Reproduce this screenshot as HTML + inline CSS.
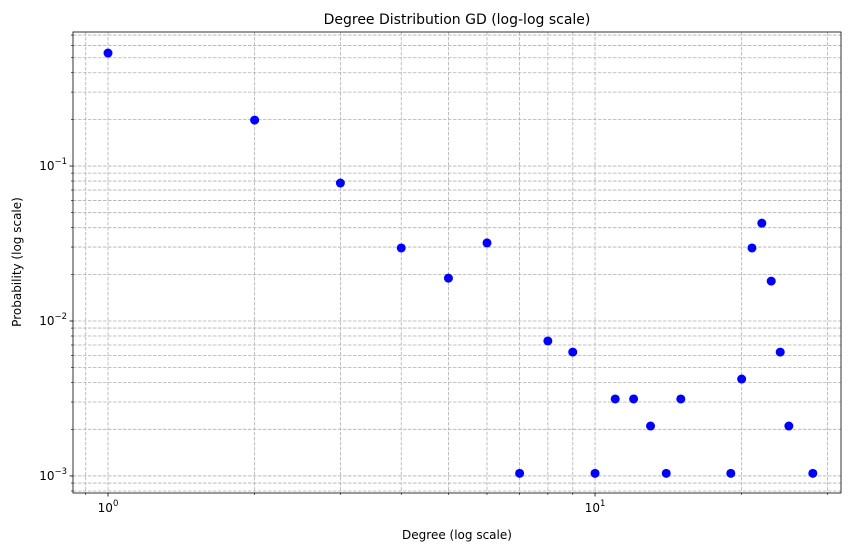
<!DOCTYPE html>
<html><head><meta charset="utf-8"><style>
body{margin:0;background:#fff;}
svg{display:block;font-family:"DejaVu Sans","Liberation Sans",sans-serif;}
</style></head><body>
<svg id="chart" width="857" height="552" viewBox="0 0 857 552">
<text x="457" y="24" text-anchor="middle" font-size="14">Degree Distribution GD (log-log scale)</text>
<text x="457" y="539" text-anchor="middle" font-size="12">Degree (log scale)</text>
<text transform="translate(21,262) rotate(-90)" text-anchor="middle" font-size="12">Probability (log scale)</text>
<g id="grid"></g><g id="axes"></g><g id="points"></g>
</svg>
<script>
const degrees=[1,2,3,4,5,6,7,8,9,10,11,12,13,14,15,19,20,21,22,23,24,25,28];
const probs=[0.536,0.198,0.0777,0.0296,0.0189,0.0319,0.00104,0.00743,0.0063,0.00104,0.00314,0.00314,0.0021,0.00104,0.00314,0.00104,0.00422,0.0296,0.0428,0.0181,0.0063,0.0021,0.00104];
const xMajor=[1,10];
const yMajor=[0.1,0.01,0.001];
const yMajorExp=["-1","-2","-3"];
const xMajorExp=["0","1"];
const L=73,R=841,T=32,B=493;
const xmin=-0.0719,xmax=1.505,ymin=-3.11,ymax=-0.135;
const X=v=>L+(Math.log10(v)-xmin)/(xmax-xmin)*(R-L);
const Y=v=>B-(Math.log10(v)-ymin)/(ymax-ymin)*(B-T);
const NS="http://www.w3.org/2000/svg";
function mk(p,t,a){const e=document.createElementNS(NS,t);for(const k in a)e.setAttribute(k,a[k]);p.appendChild(e);return e;}
const grid=document.getElementById('grid'),axes=document.getElementById('axes'),pts=document.getElementById('points');
// x grid
for(let d=-1;d<=1;d++)for(let m=1;m<=9;m++){const v=m*Math.pow(10,d);const x=X(v);if(x<L||x>R)continue;
const g=mk(grid,'line',{x1:x,x2:x,y1:T,y2:B,stroke:'#b0b0b0','stroke-dasharray':'3.5,1.5','stroke-width':0.8});


mk(axes,'line',{x1:x,x2:x,y1:B,y2:B+(m==1?3.5:2),stroke:'#000','stroke-width':m==1?0.8:0.6});}
for(let d=-4;d<=0;d++)for(let m=1;m<=9;m++){const v=m*Math.pow(10,d);const y=Y(v);if(y<T||y>B)continue;
const g=mk(grid,'line',{x1:L,x2:R,y1:y,y2:y,stroke:'#b0b0b0','stroke-dasharray':'3.5,1.5','stroke-width':0.8});


mk(axes,'line',{x1:L,x2:L-(m==1?3.5:2),y1:y,y2:y,stroke:'#000','stroke-width':m==1?0.8:0.6});}
const fr=mk(axes,'rect',{x:L,y:T,width:R-L,height:B-T,fill:'none',stroke:'#000','stroke-width':0.8});


xMajor.forEach((v,i)=>{const t=mk(axes,'text',{x:X(v),y:B+19,'text-anchor':'middle','font-size':12});


t.innerHTML='10<tspan dy="-6" font-size="8.5">'+xMajorExp[i]+'</tspan>';});
yMajor.forEach((v,i)=>{const t=mk(axes,'text',{x:L-22,y:Y(v)+4,'text-anchor':'end','font-size':12});


t.innerHTML='10<tspan dy="-6" font-size="8.5">\u2212'+yMajorExp[i].slice(1)+'</tspan>';
t.setAttribute('x',L-6);});
degrees.forEach((d,i)=>{const c=mk(pts,'circle',{cx:X(d),cy:Y(probs[i]),r:4.5,fill:'#0000ff'});

});
</script>
</body></html>
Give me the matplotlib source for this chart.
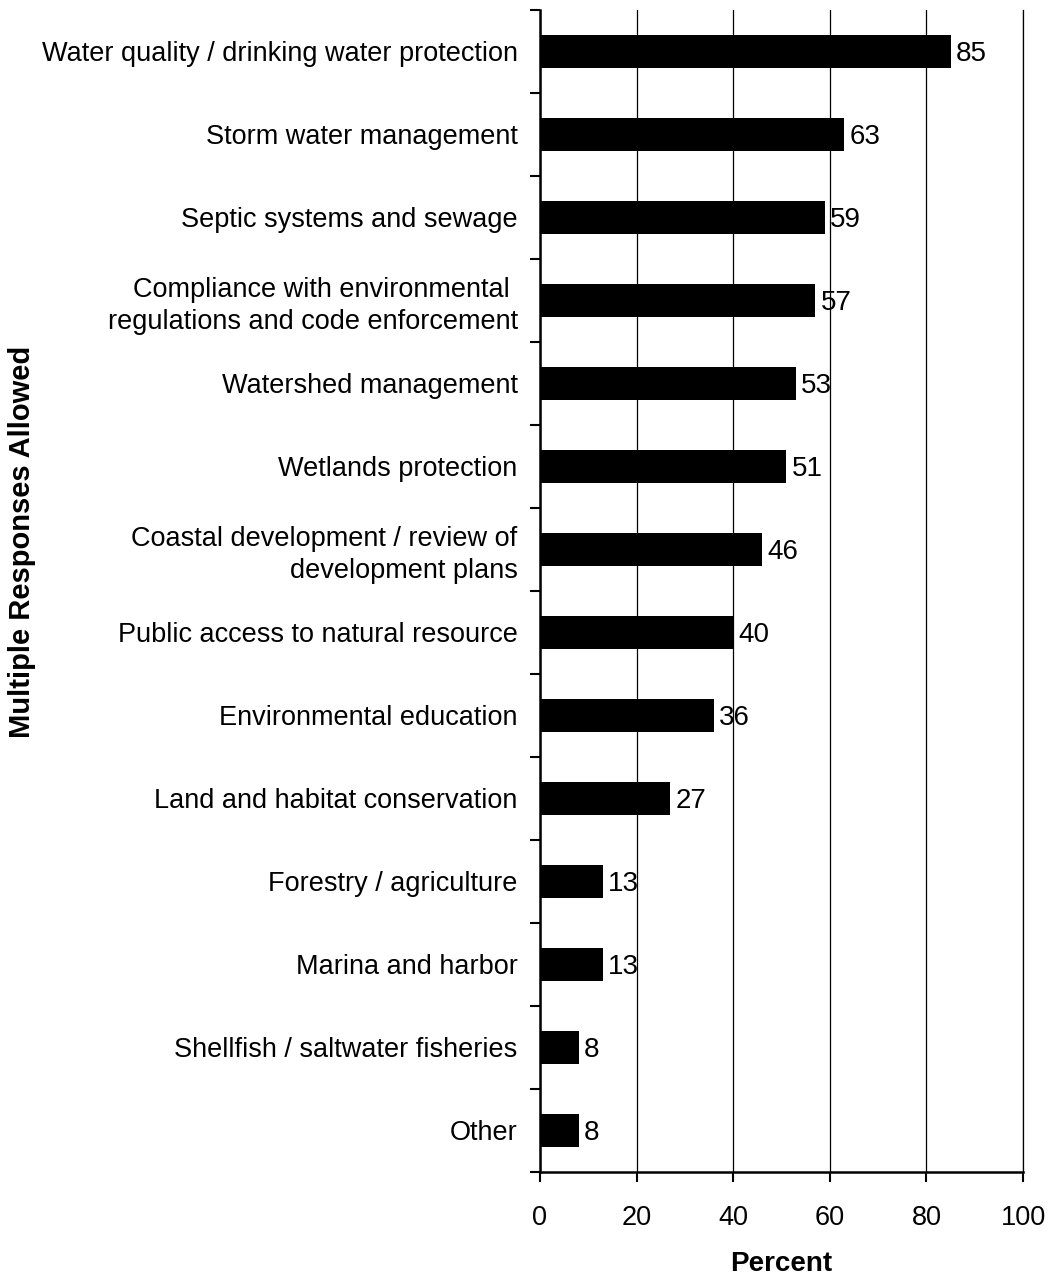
import matplotlib.pyplot as plt
import numpy as np

plt.rcParams['font.family'] = ['Liberation Sans', 'DejaVu Sans']

# Data
categories = ['Water quality / drinking water protection',
              'Storm water management',
              'Septic systems and sewage',
              'Compliance with environmental \nregulations and code enforcement',
              'Watershed management',
              'Wetlands protection',
              'Coastal development / review of\ndevelopment plans',
              'Public access to natural resource',
              'Environmental education',
              'Land and habitat conservation',
              'Forestry / agriculture',
              'Marina and harbor',
              'Shellfish / saltwater fisheries',
              'Other']
values = [85, 63, 59, 57, 53, 51, 46, 40, 36, 27, 13, 13, 8, 8]
x_ticks = [0, 20, 40, 60, 80, 100]

n = len(categories)
pos = np.arange(n)

fig = plt.figure(figsize=(10.54, 12.79), dpi=100)
ax = fig.add_axes([0.5123, 0.0837, 0.4583, 0.9085])

ax.barh(pos, values, height=0.4, color='black', zorder=3)
for p, v in zip(pos, values):
    ax.text(v + 1.1, p, str(v), va='center_baseline', ha='left', fontsize=20,
            zorder=4)

ax.set_xlim(0, 100)
ax.set_ylim(n - 0.5, -0.5)
ax.set_xticks(x_ticks)
ax.set_xticklabels([str(t) for t in x_ticks], fontsize=19.5)
ax.tick_params(axis='x', direction='out', length=7, width=1.5, pad=17)

# category labels at bar centres, ticks at band boundaries
ax.set_yticks(np.arange(-0.5, n, 1.0))
ax.set_yticklabels([])
ax.set_yticks(pos, minor=True)
ax.set_yticklabels(categories, minor=True, fontsize=19.5, ha='right',
                   linespacing=1.3)
ax.tick_params(axis='y', which='major', direction='out', length=7, width=1.5)
ax.tick_params(axis='y', which='minor', length=0, pad=16)

ax.xaxis.grid(True, color='black', linewidth=0.9, zorder=0)
ax.set_axisbelow(True)
ax.spines['top'].set_visible(False)
ax.spines['right'].set_linewidth(0.9)
for s in ['left', 'bottom']:
    ax.spines[s].set_linewidth(1.8)

ax.set_xlabel('Percent', fontsize=20, fontweight='bold', labelpad=14)
fig.text(0.021, 0.576, 'Multiple Responses Allowed', rotation=90, fontsize=21,
         fontweight='bold', va='center', ha='center')

plt.savefig('out.png', dpi=100)
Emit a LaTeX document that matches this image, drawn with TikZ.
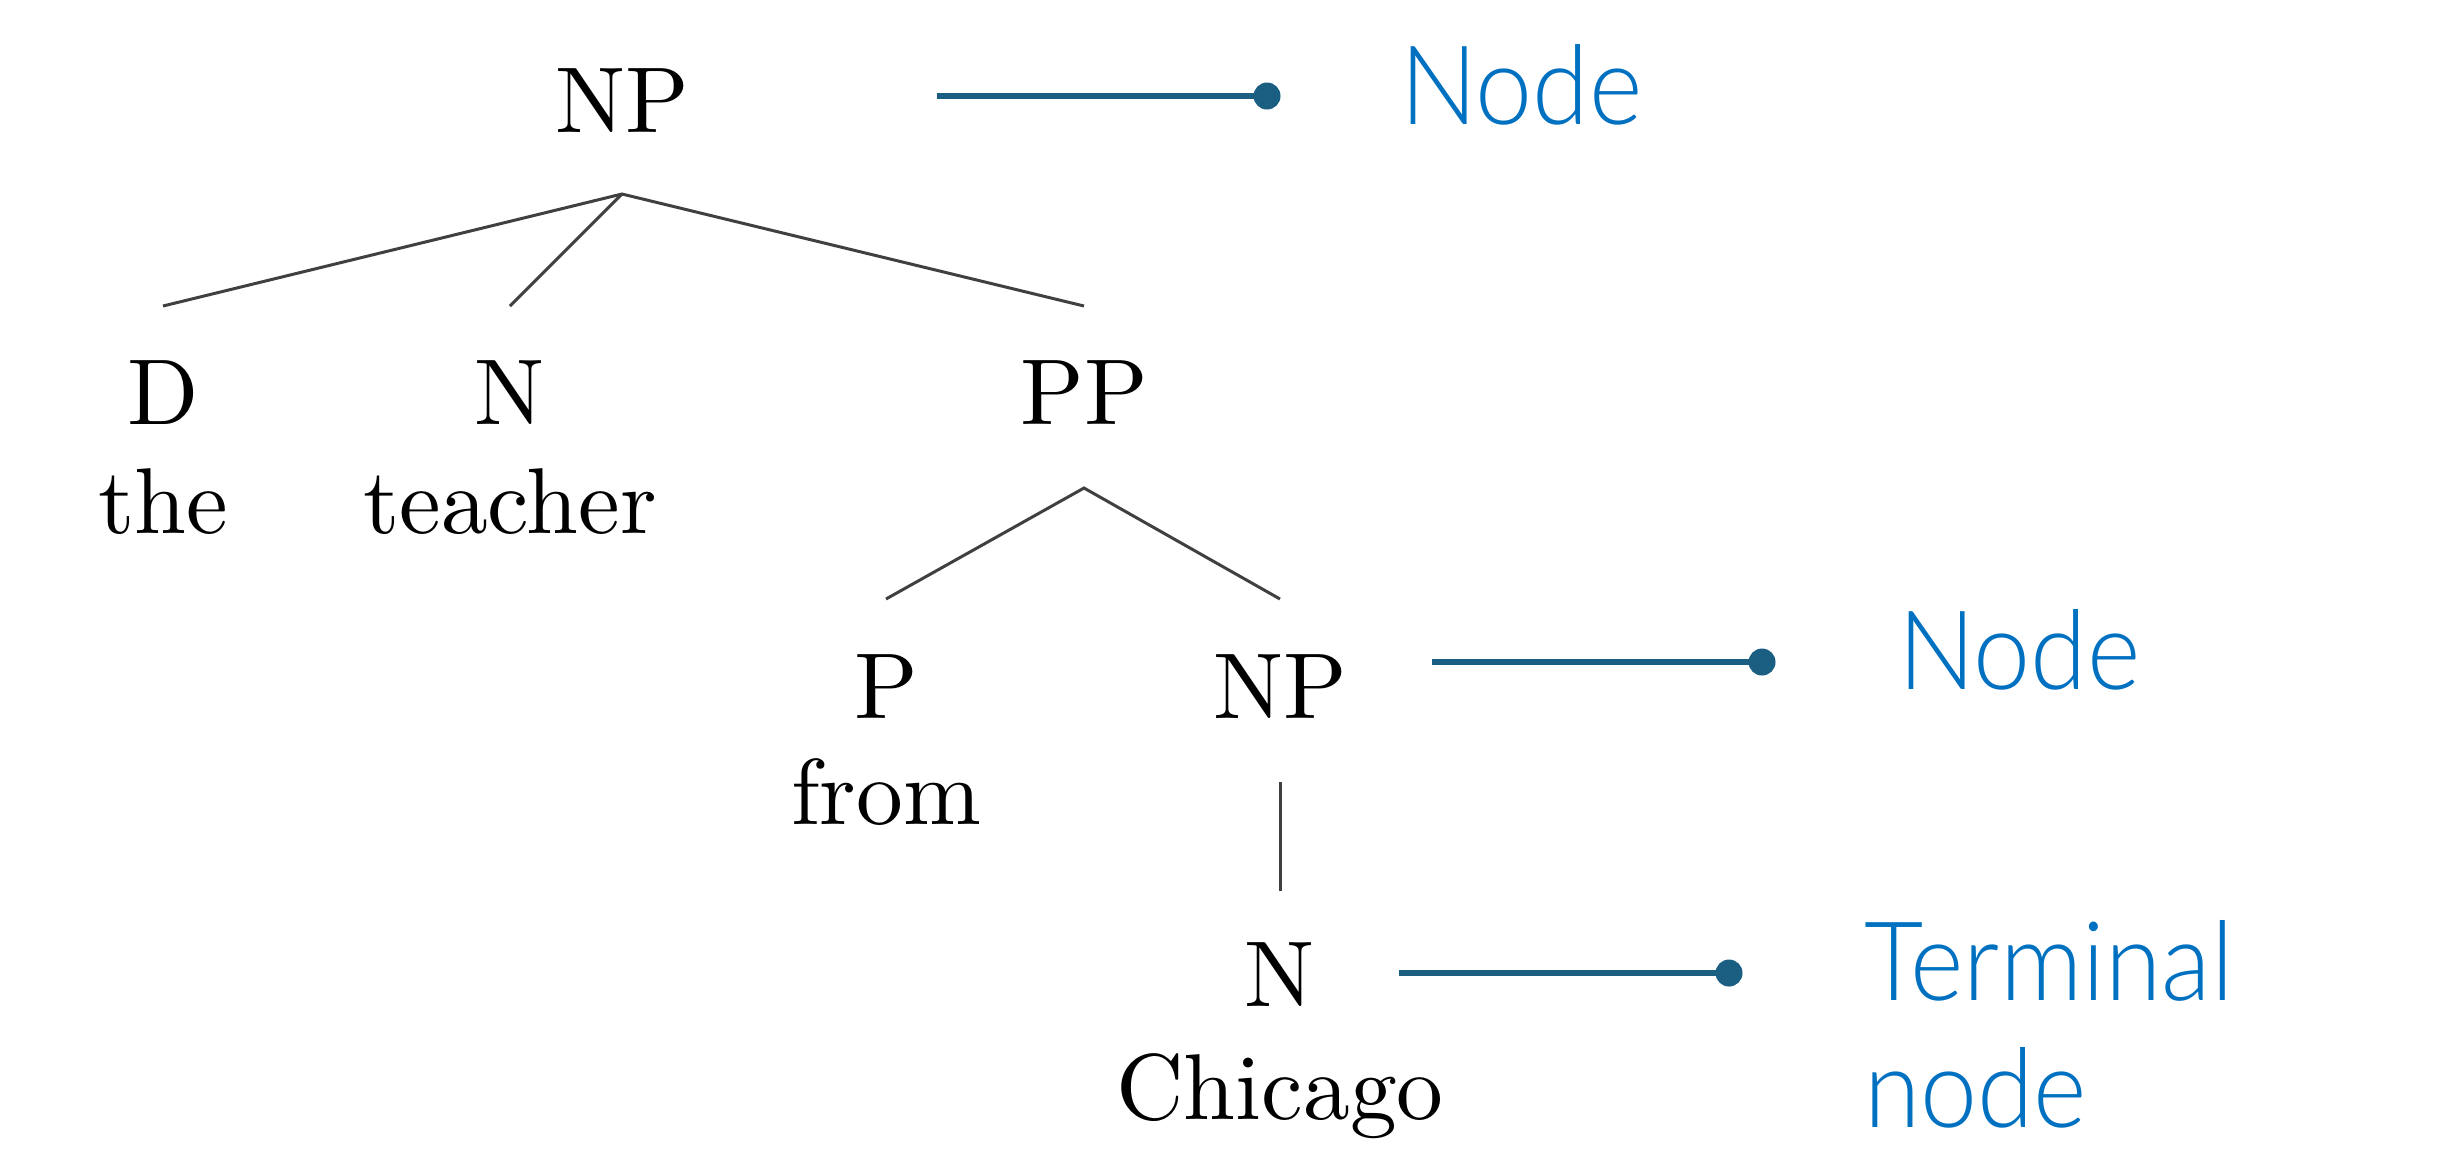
\documentclass[tikz,border=0pt]{standalone}
\usepackage{fontspec}
\IfFontExistsTF{Lato Light}
  {\newfontfamily\annotfont{Lato Light}[FakeStretch=0.93]}
  {\newfontfamily\annotfont{Lato}[FakeStretch=0.93]}
\newfontfamily\treefont{lmroman10-regular.otf}
\usetikzlibrary{calc}
\definecolor{annotblue}{HTML}{0070C0}
\definecolor{annotline}{HTML}{1A5E82}
\begin{document}
\begin{tikzpicture}[x=0.2pt,y=-0.2pt,
  lab/.style={anchor=base,inner sep=0pt,font=\treefont\fontsize{18.7}{22}\selectfont},
  wrd/.style={anchor=base,inner sep=0pt,font=\treefont\fontsize{18.7}{22}\selectfont},
  branch/.style={draw=black!75,line width=0.6pt},
  annot/.style={draw=annotline,line width=1.2pt},
  dot/.style={fill=annotline},
  ann/.style={anchor=base west,inner sep=0pt,text=annotblue,font=\annotfont\fontsize{22}{25.5}\selectfont,align=left}]
\useasboundingbox (0,0) rectangle (2438,1163);
% tree labels
\node[lab] (np1) at (622,132) {NP};
\node[lab] (d) at (163,424) {D};
\node[wrd] (dw) at (163,533) {the};
\node[lab] (n1) at (510,424) {N};
\node[wrd] (n1w) at (510,533) {teacher};
\node[lab] (pp) at (1084,424) {PP};
\node[lab] (p) at (886,718) {P};
\node[wrd] (pw) at (886,824) {from};
\node[lab] (np2) at (1280,718) {NP};
\node[lab] (n2) at (1280,1006) {N};
\node[wrd] (n2w) at (1280,1119) {Chicago};
% branches
\coordinate (np1b) at ($(np1.base)+(0,62)$);
\draw[branch] ($(d.base)+(0,-118)$) -- (np1b) -- ($(pp.base)+(0,-118)$);
\draw[branch] (np1b) -- ($(n1.base)+(0,-118)$);
\coordinate (ppb) at ($(pp.base)+(0,64)$);
\draw[branch] ($(p.base)+(0,-119)$) -- (ppb) -- ($(np2.base)+(0,-119)$);
\draw[branch] ($(np2.base)+(0,64)$) -- ($(n2.base)+(0,-115)$);
% annotations
\coordinate (a1s) at (937,96);
\coordinate (a1e) at (1267,96);
\coordinate (a2s) at (1432,662);
\coordinate (a2e) at (1762,662);
\coordinate (a3s) at (1399,973);
\coordinate (a3e) at (1729,973);
\draw[annot] (a1s) -- (a1e);
\draw[annot] (a2s) -- (a2e);
\draw[annot] (a3s) -- (a3e);
\fill[dot] (a1e) circle[radius=2.7pt];
\fill[dot] (a2e) circle[radius=2.7pt];
\fill[dot] (a3e) circle[radius=2.7pt];
\node[ann] (t1) at (1399,124) {Node};
\node[ann] (t2) at (1897,689) {Node};
\node[ann] (t3) at (1863,1000) {Terminal};
\node[ann] (t4) at (1863,1127) {node};
\end{tikzpicture}
\end{document}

_WHAT IS EXPECTED_.
Print exactly the lines from the line containing "Give me the matplotlib source for this chart." through the line containing "ax = fig.add_axes([0.5123, 0.0837, 0.4583, 0.9085])", and omit any picture found among them.

_EXPECTED ANSWER_.
Give me the matplotlib source for this chart.
import matplotlib.pyplot as plt
import numpy as np

plt.rcParams['font.family'] = ['Liberation Sans', 'DejaVu Sans']

# Data
categories = ['Water quality / drinking water protection',
              'Storm water management',
              'Septic systems and sewage',
              'Compliance with environmental \nregulations and code enforcement',
              'Watershed management',
              'Wetlands protection',
              'Coastal development / review of\ndevelopment plans',
              'Public access to natural resource',
              'Environmental education',
              'Land and habitat conservation',
              'Forestry / agriculture',
              'Marina and harbor',
              'Shellfish / saltwater fisheries',
              'Other']
values = [85, 63, 59, 57, 53, 51, 46, 40, 36, 27, 13, 13, 8, 8]
x_ticks = [0, 20, 40, 60, 80, 100]

n = len(categories)
pos = np.arange(n)

fig = plt.figure(figsize=(10.54, 12.79), dpi=100)
ax = fig.add_axes([0.5123, 0.0837, 0.4583, 0.9085])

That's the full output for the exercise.